I had looked upon my winning the majority whip position from Russell Long in January 1969 as a high point of my Senate career. In January 1971, as I accepted the new realities of my situation, I lost it to Robert Byrd of West Virginia.
My downfall was due in part to the loss of some key allies who had supported me when I unseated Long. Warren Magnuson and Henry "Scoop" Jackson, both of Wa
shington, peeled away because I had opposed appropriations for supersonic transport, which they supported along with Byrd. Boeing was too important to their home state for them to do otherwise.
And then there was Bill Fulbright. The Arkansas senator had voted for me against Russell Long. Our paths had parted since then over an opportunity to secure the names of American prisoners of war in Vietnam, an objective we both supported.

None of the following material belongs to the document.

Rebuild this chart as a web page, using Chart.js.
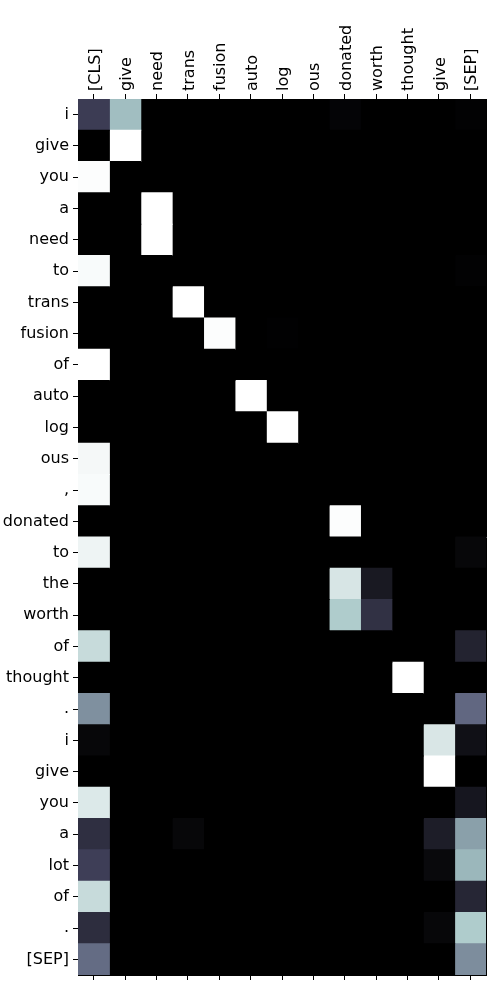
<!DOCTYPE html>
<html>
<head>
<meta charset="utf-8">
<script src="https://cdn.jsdelivr.net/npm/chart.js@4"></script>
<style>
  html, body { margin: 0; padding: 0; background: #fff; }
  #wrap { width: 500px; height: 1000px; }
</style>
</head>
<body>
<div id="wrap"><canvas id="c" width="500" height="1000"></canvas></div>
<script>
// Column (key) tokens, top axis
const colLabels = ['[CLS]', 'give', 'need', 'trans', 'fusion', 'auto', 'log', 'ous', 'donated', 'worth', 'thought', 'give', '[SEP]'];
// Row (query) tokens, left axis
const rowLabels = ['i', 'give', 'you', 'a', 'need', 'to', 'trans', 'fusion', 'of', 'auto', 'log', 'ous', ',', 'donated', 'to', 'the', 'worth', 'of', 'thought', '.', 'i', 'give', 'you', 'a', 'lot', 'of', '.', '[SEP]'];

// Attention weights, one array per column (28 rows each)
const colCLS     = [0.27,0,0.99,0,0,0.98,0,0,1,0,0,0.97,0.98,0,0.95,0,0,0.84,0,0.57,0.03,0,0.9,0.21,0.28,0.84,0.2,0.45];
const colGive    = [0.72,1,0,0,0,0,0,0,0,0,0,0,0,0,0,0,0,0,0,0,0,0,0,0,0,0,0,0];
const colNeed    = [0,0,0,1,1,0,0,0,0,0,0,0,0,0,0,0,0,0,0,0,0,0,0,0,0,0,0,0];
const colTrans   = [0,0,0,0,0,0,1,0,0,0,0,0,0,0,0,0,0,0,0,0,0,0,0,0.03,0,0,0,0];
const colFusion  = [0,0,0,0,0,0,0,0.99,0,0,0,0,0,0,0,0,0,0,0,0,0,0,0,0,0,0,0,0];
const colAuto    = [0,0,0,0,0,0,0,0,0,1,0,0,0,0,0,0,0,0,0,0,0,0,0,0,0,0,0,0];
const colLog     = [0,0,0,0,0,0,0,0.005,0,0,1,0,0,0,0,0,0,0,0,0,0,0,0,0,0,0,0,0];
const colOus     = [0,0,0,0,0,0,0,0,0,0,0,0,0,0,0,0,0,0,0,0,0,0,0,0,0,0,0,0];
const colDonated = [0.02,0,0,0,0,0,0,0,0,0,0,0,0,0.99,0,0.885,0.77,0,0,0,0,0,0,0,0,0,0,0];
const colWorth   = [0,0,0,0,0,0,0,0,0,0,0,0,0,0,0,0.11,0.22,0,0,0,0,0,0,0,0,0,0,0];
const colThought = [0,0,0,0,0,0,0,0,0,0,0,0,0,0,0,0,0,0,1,0,0,0,0,0,0,0,0,0];
const colGive2   = [0,0,0,0,0,0,0,0,0,0,0,0,0,0,0,0,0,0,0,0,0.89,1,0,0.13,0.04,0,0.03,0];
const colSEP     = [0.01,0,0,0,0,0.01,0,0,0,0,0,0,0,0,0.03,0,0,0.155,0,0.435,0.07,0,0.1,0.62,0.695,0.17,0.77,0.56];

const columns = [colCLS, colGive, colNeed, colTrans, colFusion, colAuto, colLog, colOus, colDonated, colWorth, colThought, colGive2, colSEP];

// matplotlib "bone" colormap
function interp(segs, x) {
  for (let i = 1; i < segs.length; i++) {
    if (x <= segs[i][0]) {
      const [x0, y0] = segs[i - 1], [x1, y1] = segs[i];
      return y0 + (y1 - y0) * (x - x0) / (x1 - x0);
    }
  }
  return segs[segs.length - 1][1];
}
const boneR = [[0, 0], [0.746032, 0.652778], [1, 1]];
const boneG = [[0, 0], [0.365079, 0.319444], [0.746032, 0.777778], [1, 1]];
const boneB = [[0, 0], [0.365079, 0.444444], [1, 1]];
function bone(v) {
  const x = Math.max(0, Math.min(1, v));
  const r = Math.round(255 * interp(boneR, x));
  const g = Math.round(255 * interp(boneG, x));
  const b = Math.round(255 * interp(boneB, x));
  return `rgb(${r},${g},${b})`;
}

const datasets = columns.map((vals, j) => ({
  label: colLabels[j],
  data: vals.map(() => [j - 0.5, j + 0.5]),
  backgroundColor: vals.map(v => bone(v)),
  borderWidth: 0,
  inflateAmount: 0.5,
  barPercentage: 1.0,
  categoryPercentage: 1.0,
  grouped: false,
  xAxisID: 'x',
  yAxisID: 'y'
}));

const FONT = { family: 'DejaVu Sans', size: 16 };
const intTicks = scale => { scale.ticks = colLabels.map((_, i) => ({ value: i })); };

new Chart(document.getElementById('c'), {
  type: 'bar',
  data: { labels: rowLabels, datasets },
  options: {
    indexAxis: 'y',
    responsive: false,
    animation: false,
    devicePixelRatio: 1,
    layout: { padding: { left: 0, right: 14, top: 0, bottom: 0 } },
    plugins: { legend: { display: false }, tooltip: { enabled: false } },
    scales: {
      x: {
        type: 'linear', position: 'top', min: -0.5, max: 12.5,
        afterBuildTicks: intTicks,
        afterFit: s => { s.height = 99; },
        ticks: {
          autoSkip: false, minRotation: 90, maxRotation: 90, padding: 3,
          labelOffset: 21,
          color: '#000', font: FONT,
          callback: v => colLabels[v]
        },
        grid: { drawOnChartArea: false, drawTicks: true, tickLength: 5, color: '#000', tickWidth: 1 },
        border: { display: true, color: '#000', width: 1 }
      },
      x2: {
        type: 'linear', position: 'bottom', min: -0.5, max: 12.5,
        afterBuildTicks: intTicks,
        afterFit: s => { s.height = 25; },
        ticks: { autoSkip: false, font: FONT, color: '#000', callback: () => '' },
        grid: { drawOnChartArea: false, drawTicks: true, tickLength: 5, color: '#000', tickWidth: 1 },
        border: { display: true, color: '#000', width: 1 }
      },
      y: {
        type: 'category', position: 'left', offset: true,
        afterFit: s => { s.width = 78; },
        ticks: { autoSkip: false, padding: 4, color: '#000', font: FONT },
        grid: { offset: false, drawOnChartArea: false, drawTicks: true, tickLength: 5, color: '#000', tickWidth: 1 },
        border: { display: true, color: '#000', width: 1 }
      },
      y2: {
        type: 'linear', position: 'right', min: 0, max: 1,
        afterFit: s => { s.width = 0; },
        ticks: { display: false },
        grid: { drawOnChartArea: false, drawTicks: false },
        border: { display: true, color: '#000', width: 1 }
      }
    }
  }
});
</script>
</body>
</html>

I'd received a communication from the North Vietnamese in 1970, offering to release the names to a representative of mine. After notifying Senator Fulbright of the offer, I sent a trusted emissary named John Nolan, who had worked with Bobby to get prisoners out of Cuba after the Bay of Pigs. John was given the names, returned to the United States, and presented them to the State Department.
I sat next to Fulbright the following Tuesday, during some piece of business on the Senate floor. I leaned to him and said, "Bill, remember I called you last week about securing those names?" Bill replied, "Yes, that's right. We're going to have a committee meeting this afternoon to decide what to do." I wasn't sure he'd heard me right. I said, "I've already sent someone over there, and we have the names." And Fulbright replied, icily, "That's a matter for the Foreign Relations Committee."
He maintained an edge toward me from that point. I suppose he believed that I was still overreaching, though I had notified him about the matter. And so he joined the opposition to me.
Byrd never did openly announce for my whip position, though he had been hard at work behind the scenes. One of his most influential allies was Richard Russell, but Russell lay dying of cancer at Walter Reed Hospital. Russell had given Byrd his proxy vote, but had he died before the balloting took place, it would be meaningless. On the day of the balloting, Byrd checked the hospital. Russell was still alive. He gave the go-ahead to his supporters--including four incoming senators who had all assured me of their support. Byrd scored a stunning upset, a vote of thirty-one to twentyfour. Russell died four hours later. Had the incoming senators voted the way they'd promised, I would have beaten Byrd by one vote, twenty-eight to twenty-seven. I figured out how they'd actually gone by a pair of telltale misspellings among the Byrd ballots: "B-I-R-D." No one who enjoyed more than a distant knowledge of the West Virginia senator would make such a mistake.